▶ THE REQUEST:
Give the listing below again in full, exactly as written.

§

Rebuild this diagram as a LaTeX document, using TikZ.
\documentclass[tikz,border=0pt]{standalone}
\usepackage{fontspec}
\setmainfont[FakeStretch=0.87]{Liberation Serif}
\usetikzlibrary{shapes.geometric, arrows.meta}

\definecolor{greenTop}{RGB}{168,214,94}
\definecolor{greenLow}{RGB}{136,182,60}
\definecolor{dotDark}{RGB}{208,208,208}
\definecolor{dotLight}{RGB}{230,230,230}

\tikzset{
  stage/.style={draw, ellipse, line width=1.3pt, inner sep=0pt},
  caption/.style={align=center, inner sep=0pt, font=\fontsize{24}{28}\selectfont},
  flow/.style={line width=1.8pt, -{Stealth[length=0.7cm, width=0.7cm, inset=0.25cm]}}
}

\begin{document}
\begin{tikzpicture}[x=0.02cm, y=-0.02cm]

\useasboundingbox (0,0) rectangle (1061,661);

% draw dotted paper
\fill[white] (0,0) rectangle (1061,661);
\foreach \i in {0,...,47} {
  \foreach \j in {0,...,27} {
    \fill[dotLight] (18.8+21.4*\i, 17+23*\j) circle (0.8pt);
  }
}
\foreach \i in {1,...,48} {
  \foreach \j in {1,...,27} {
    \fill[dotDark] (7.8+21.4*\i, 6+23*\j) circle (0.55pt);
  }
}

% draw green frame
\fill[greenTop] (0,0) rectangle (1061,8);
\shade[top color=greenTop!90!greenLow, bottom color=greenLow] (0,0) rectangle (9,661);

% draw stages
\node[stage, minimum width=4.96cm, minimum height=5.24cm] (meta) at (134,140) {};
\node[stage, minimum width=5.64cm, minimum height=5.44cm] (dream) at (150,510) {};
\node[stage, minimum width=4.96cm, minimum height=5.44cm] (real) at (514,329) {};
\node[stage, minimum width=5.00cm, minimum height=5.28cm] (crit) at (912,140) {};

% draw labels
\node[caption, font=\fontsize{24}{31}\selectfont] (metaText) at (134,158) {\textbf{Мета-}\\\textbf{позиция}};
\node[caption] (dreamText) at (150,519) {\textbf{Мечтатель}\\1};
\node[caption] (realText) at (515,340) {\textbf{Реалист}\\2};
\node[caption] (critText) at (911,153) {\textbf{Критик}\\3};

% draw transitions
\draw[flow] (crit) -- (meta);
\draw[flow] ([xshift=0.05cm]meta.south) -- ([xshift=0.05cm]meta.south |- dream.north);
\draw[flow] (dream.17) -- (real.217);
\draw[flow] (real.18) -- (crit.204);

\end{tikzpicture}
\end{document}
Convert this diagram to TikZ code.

§

▶ EXPECTED ANSWER:
Rebuild this diagram as a LaTeX document, using TikZ.
\documentclass[tikz,border=0pt]{standalone}
\usepackage{fontspec}
\setmainfont[FakeStretch=0.87]{Liberation Serif}
\usetikzlibrary{shapes.geometric, arrows.meta}

\definecolor{greenTop}{RGB}{168,214,94}
\definecolor{greenLow}{RGB}{136,182,60}
\definecolor{dotDark}{RGB}{208,208,208}
\definecolor{dotLight}{RGB}{230,230,230}

\tikzset{
  stage/.style={draw, ellipse, line width=1.3pt, inner sep=0pt},
  caption/.style={align=center, inner sep=0pt, font=\fontsize{24}{28}\selectfont},
  flow/.style={line width=1.8pt, -{Stealth[length=0.7cm, width=0.7cm, inset=0.25cm]}}
}

\begin{document}
\begin{tikzpicture}[x=0.02cm, y=-0.02cm]

\useasboundingbox (0,0) rectangle (1061,661);

% draw dotted paper
\fill[white] (0,0) rectangle (1061,661);
\foreach \i in {0,...,47} {
  \foreach \j in {0,...,27} {
    \fill[dotLight] (18.8+21.4*\i, 17+23*\j) circle (0.8pt);
  }
}
\foreach \i in {1,...,48} {
  \foreach \j in {1,...,27} {
    \fill[dotDark] (7.8+21.4*\i, 6+23*\j) circle (0.55pt);
  }
}

% draw green frame
\fill[greenTop] (0,0) rectangle (1061,8);
\shade[top color=greenTop!90!greenLow, bottom color=greenLow] (0,0) rectangle (9,661);

% draw stages
\node[stage, minimum width=4.96cm, minimum height=5.24cm] (meta) at (134,140) {};
\node[stage, minimum width=5.64cm, minimum height=5.44cm] (dream) at (150,510) {};
\node[stage, minimum width=4.96cm, minimum height=5.44cm] (real) at (514,329) {};
\node[stage, minimum width=5.00cm, minimum height=5.28cm] (crit) at (912,140) {};

% draw labels
\node[caption, font=\fontsize{24}{31}\selectfont] (metaText) at (134,158) {\textbf{Мета-}\\\textbf{позиция}};
\node[caption] (dreamText) at (150,519) {\textbf{Мечтатель}\\1};
\node[caption] (realText) at (515,340) {\textbf{Реалист}\\2};
\node[caption] (critText) at (911,153) {\textbf{Критик}\\3};

% draw transitions
\draw[flow] (crit) -- (meta);
\draw[flow] ([xshift=0.05cm]meta.south) -- ([xshift=0.05cm]meta.south |- dream.north);
\draw[flow] (dream.17) -- (real.217);
\draw[flow] (real.18) -- (crit.204);

\end{tikzpicture}
\end{document}
Convert this diagram to TikZ code.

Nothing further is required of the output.